It It Anita – Mouche
Il faut avouer qu’à l’annonce du départ de Damien Aresta, guitariste-chanteur et co-fondateur, en mars 2022, on pouvait s’interroger sur l’avenir des Belges d’It It Anita. Un groupe qui s’est taillé une solide réputation (scénique notamment) dans le (noise) rock européen depuis une décennie.
Désormais en formule power-trio (le power étant particulièrement pertinent dans leur cas), les Liégeois avaient en plus le redoutable défi de donner suite à une paire d’albums solides sortis sur un « gros » label indé frenchy (Vicious Circle, pour Laurent en 2018 et Sauvé en 2021). Avant de passer à la musique, un petit tour sur l’artwork très réussi avec ce golden retriever so cute. Un chien d’assistance, dressé par le bassiste (Elliot Stassen) et sa compagne… et devenu la mascotte du groupe pendant deux ans. Et désormais entré dans la postérité rock puisqu’il donne aussi son nom au disque… après trois disques qui rendaient hommage aux producteurs du groupe belge.
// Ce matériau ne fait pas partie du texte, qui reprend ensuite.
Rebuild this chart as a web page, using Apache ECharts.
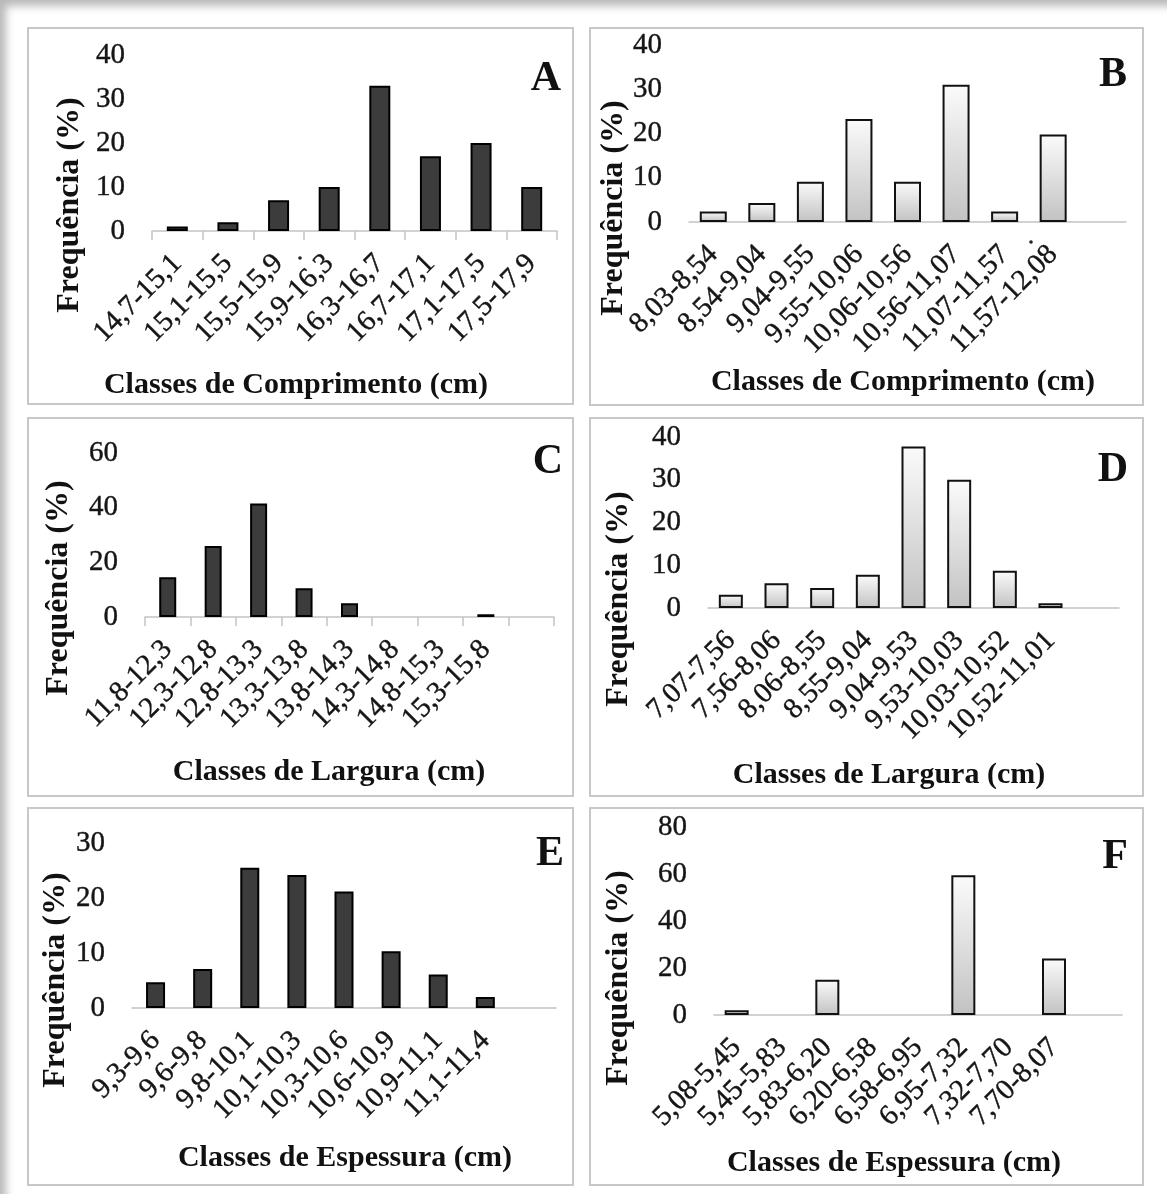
<!DOCTYPE html>
<html><head><meta charset="utf-8">
<script src="https://cdn.jsdelivr.net/npm/echarts@6/dist/echarts.min.js"></script>
<style>
html,body{margin:0;padding:0;background:#fff;}
#wrap{position:relative;width:1167px;height:1194px;overflow:hidden;background:#fff;}
#shade{position:absolute;left:0;top:0;width:1167px;height:1194px;box-shadow:inset 9px 9px 8px -3px rgba(0,0,0,0.28);pointer-events:none;z-index:2;}
#chart{position:absolute;left:0;top:0;width:1167px;height:1194px;}
</style></head>
<body><div id="wrap"><div id="chart"></div><div id="shade"></div></div>
<script>
// ---- data ----
const catsA = ['14,7-15,1','15,1-15,5','15,5-15,9','15,9-16,3','16,3-16,7','16,7-17,1','17,1-17,5','17,5-17,9'];
const valsA = [1, 2, 7, 10, 33, 17, 20, 10];
const catsB = ['8,03-8,54','8,54-9,04','9,04-9,55','9,55-10,06','10,06-10,56','10,56-11,07','11,07-11,57','11,57-12,08',''];
const valsB = [2.4, 4.3, 9.1, 23.3, 9.1, 31, 2.4, 19.8, null];
const catsC = ['11,8-12,3','12,3-12,8','12,8-13,3','13,3-13,8','13,8-14,3','14,3-14,8','14,8-15,3','15,3-15,8',''];
const valsC = [14.5, 26, 41.5, 10.5, 5, 0, 0, 1, null];
const catsD = ['7,07-7,56','7,56-8,06','8,06-8,55','8,55-9,04','9,04-9,53','9,53-10,03','10,03-10,52','10,52-11,01',''];
const valsD = [3.1, 5.8, 4.7, 7.8, 37.8, 30, 8.7, 1.1, null];
const catsE = ['9,3-9,6','9,6-9,8','9,8-10,1','10,1-10,3','10,3-10,6','10,6-10,9','10,9-11,1','11,1-11,4',''];
const valsE = [4.7, 7.1, 25.5, 24.2, 21.2, 10.3, 6.1, 2.0, null];
const catsF = ['5,08-5,45','5,45-5,83','5,83-6,20','6,20-6,58','6,58-6,95','6,95-7,32','7,32-7,70','7,70-8,07',''];
const valsF = [2, 0, 15, 0, 0, 59.5, 0, 24, null];

const yMaxA = 40, yStepA = 10;
const yMaxB = 40, yStepB = 10;
const yMaxC = 60, yStepC = 20;
const yMaxD = 40, yStepD = 10;
const yMaxE = 30, yStepE = 10;
const yMaxF = 80, yStepF = 20;

const panelLetters = ['A','B','C','D','E','F'];
const yNames = ['Frequência (%)','Frequência (%)','Frequência (%)','Frequência (%)','Frequência (%)','Frequência (%)'];
const xNames = ['Classes de Comprimento (cm)','Classes de Comprimento (cm)','Classes de Largura (cm)','Classes de Largura (cm)','Classes de Espessura (cm)','Classes de Espessura (cm)'];

// ---- layout ----
const SERIF = '"Liberation Serif","Times New Roman",serif';
const panels = [
  {cats:catsA, vals:valsA, max:yMaxA, step:yStepA, grid:{left:152, top:55, width:405, height:176}, box:[28,28,545,376], dark:true, ticks:true, bw:21,
   yName:[70,205], xName:[296,385], letter:[546,79]},
  {cats:catsB, vals:valsB, max:yMaxB, step:yStepB, grid:{left:689, top:45, width:437, height:177}, box:[590,28,553,377], dark:false, ticks:false, bw:27,
   yName:[614,208], xName:[903,382], letter:[1113,75]},
  {cats:catsC, vals:valsC, max:yMaxC, step:yStepC, grid:{left:145, top:453, width:409, height:164}, box:[28,418,545,378], dark:true, ticks:true, bw:17,
   yName:[59,588], xName:[329,772], letter:[548,462]},
  {cats:catsD, vals:valsD, max:yMaxD, step:yStepD, grid:{left:708, top:437, width:411, height:171}, box:[590,418,553,378], dark:false, ticks:false, bw:24,
   yName:[619,599], xName:[889,775], letter:[1113,470]},
  {cats:catsE, vals:valsE, max:yMaxE, step:yStepE, grid:{left:132, top:843, width:424, height:165}, box:[28,808,545,377], dark:true, ticks:false, bw:19,
   yName:[56,980], xName:[345,1158], letter:[550,854]},
  {cats:catsF, vals:valsF, max:yMaxF, step:yStepF, grid:{left:714, top:827, width:408, height:188}, box:[590,808,553,377], dark:false, ticks:false, bw:24,
   yName:[619,978], xName:[894,1163], letter:[1115,857]}
];

const darkStyle = {color:'#3c3c3c', borderColor:'#000', borderWidth:2};
const lightStyle = {
  color:{type:'linear', x:0, y:0, x2:0, y2:1, colorStops:[{offset:0,color:'#fbfbfb'},{offset:1,color:'#c2c2c2'}]},
  borderColor:'#111', borderWidth:2
};

const grid = [], xAxis = [], yAxis = [], series = [], graphic = [];
panels.forEach((p, i) => {
  grid.push(Object.assign({}, p.grid));
  xAxis.push({
    type:'category', gridIndex:i, data:p.cats, boundaryGap:true,
    axisLine:{show:true, lineStyle:{color:'#c3c3c3', width:1.5}},
    axisTick:{show:p.ticks, length:9, lineStyle:{color:'#c3c3c3', width:1.5}},
    axisLabel:{interval:0, rotate:45, margin:28, fontFamily:SERIF, fontSize:29, color:'#151515',
      textBorderColor:'#151515', textBorderWidth:0.4},
    splitLine:{show:false}
  });
  yAxis.push({
    type:'value', gridIndex:i, min:0, max:p.max, interval:p.step,
    axisLine:{show:false}, axisTick:{show:false}, splitLine:{show:false},
    axisLabel:{margin:27, fontFamily:SERIF, fontSize:29, color:'#151515',
      textBorderColor:'#151515', textBorderWidth:0.4}
  });
  series.push({
    type:'bar', xAxisIndex:i, yAxisIndex:i, barWidth:p.bw,
    data:p.vals.map(v => (v === 0 ? null : v)),
    itemStyle: p.dark ? darkStyle : lightStyle,
    silent:true, animation:false
  });
  graphic.push({type:'rect', shape:{x:p.box[0], y:p.box[1], width:p.box[2], height:p.box[3]},
    style:{fill:'none', stroke:'#c8c8c8', lineWidth:2}, silent:true});
  graphic.push({type:'text', x:p.yName[0], y:p.yName[1], rotation:Math.PI/2,
    style:{text:yNames[i], font:'bold 32px ' + SERIF, fill:'#111', textAlign:'center', textVerticalAlign:'middle', align:'center', verticalAlign:'middle'}});
  graphic.push({type:'text', x:p.xName[0], y:p.xName[1],
    style:{text:xNames[i], font:'bold 30px ' + SERIF, fill:'#111', textAlign:'center', textVerticalAlign:'middle', align:'center', verticalAlign:'middle'}});
  graphic.push({type:'text', x:p.letter[0], y:p.letter[1],
    style:{text:panelLetters[i], font:'bold 42px ' + SERIF, fill:'#111', textAlign:'center', textVerticalAlign:'middle', align:'center', verticalAlign:'middle'}});
});
// small stray marks present in the scanned figure
graphic.push({type:'circle', shape:{cx:300, cy:258, r:1.8}, style:{fill:'#222'}});
graphic.push({type:'circle', shape:{cx:1031, cy:242, r:1.8}, style:{fill:'#222'}});

const chart = echarts.init(document.getElementById('chart'), null, {renderer:'canvas'});
chart.setOption({animation:false, backgroundColor:'transparent', grid, xAxis, yAxis, series, graphic});
</script>
</body></html>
C’est d’ailleurs encore l’un deux, Amaury Sauvé, qu’on retrouve aux manettes et cette complicité a permis au groupe de développer sa créativité, ayant bénéficié de plus de temps en studio. Mention spéciale à « Psychorigid », à peine 1’42 au compteur, sur lequel It It Anita tente le hip-hop à la Beastie Boys (!)… avec une réussite insolente (la rythmique, les percussions et… le final). Le groupe s’essaie parfois à de nouvelles sonorités et au détour d’un titre plutôt classique (l’énervé « Disgrace » ou sur le pont de « Ode to William Blake »), on perçoit ainsi quelques bribes d’électronique et des voix déformées le temps d’un pont. Le passage au trio a également conduit le groupe à une approche plus directe (l’inaugural « Cripping Guilt » qui évoque les lendemains de cuite), avec des refrains insidieux qui colonisent rapidement vos oreilles. Sans jamais renier l’influence (plus nébuleuse aujourd’hui toutefois) d’un certain groupe (sonique) de New York. Notamment sur un « Kinda the Same » furieux, à écouter à très fort volume, avec un Elliot Stassen qui beugle en soutien de son leader, un talent dont il va souvent user sur ce disque. On pensait reproduire le même schéma sur le début du titre suivant, mais le bipolaire « Giving/Taking » alterne six minutes durant course poursuite (hurlante) la pédale sur l’accélérateur (et un phrasé très beastien) et… tempo de tortue slowcore avec chant murmuré. Déroutant mais diaboliquement addictif. Comme le superbe « Ode to William Blake », le titre le plus long – près de 8 minutes -, qui raconte avec humour la difficulté du guitariste-chanteur Michael Goffard à écrire ses lyrics.
Grab a book from your daddy’s shelf
Circle words and build pathetic rhymes
Look at your mirror, now you’re William Blake
Who do you think you are ?
(Ok)
Now it’s time to stop pretending
You’ve something poetic to say
Et offre le plus beau crescendo du disque sur un pont instrumental qui n’est pas sans rappeler le génial « 53 » sur Sauvé. Autre point culminant, l’addictif single « Don’t Bend (My Friend) ». Avec son riff metallique joué sur l’arrière du cordier d’un modèle de guitare offset bien connu des indie-rockers, sa basse rampante et ce refrain fédérateur qui fustige les difficultés pour les groupes à survivre sur la route en 2023.
The only thing that matters is pre-sales
It’s not about music, it’s about pre-sales
Tutorials to increase your pre-sales
Don’t bend ! My friend
Pour finir et emballer l’affaire, It It Anita assène encore deux de ses mandales signatures. À l’énergie. Le trio guitare-basse-batterie et l’envie d’en découdre. Un pamphlet sur les fortunes dans le milieu de la cryptomonnaie, si si, avec « The World’s Last Cryptonaire » et une véritable ode à son amour de la scène, avec le conclusif et sur-vitaminé « 9 Lives », parfait hymne pour fêter ses dix ans d’existence.
A decade now that we’ve been blasting in your cars
And you still mispronounce our name
Come on our stage and take a shower in our beer
And then we’ll kick you to the floor
9 Lives and we’re still fucking here
9 Lives and we’re still fucking here
9 lives and Who’s running out of time ?…
… Straight to the point, we never deviate
On le croit sur parole. Après qu’il nous ait roulé dessus le temps d’un disque.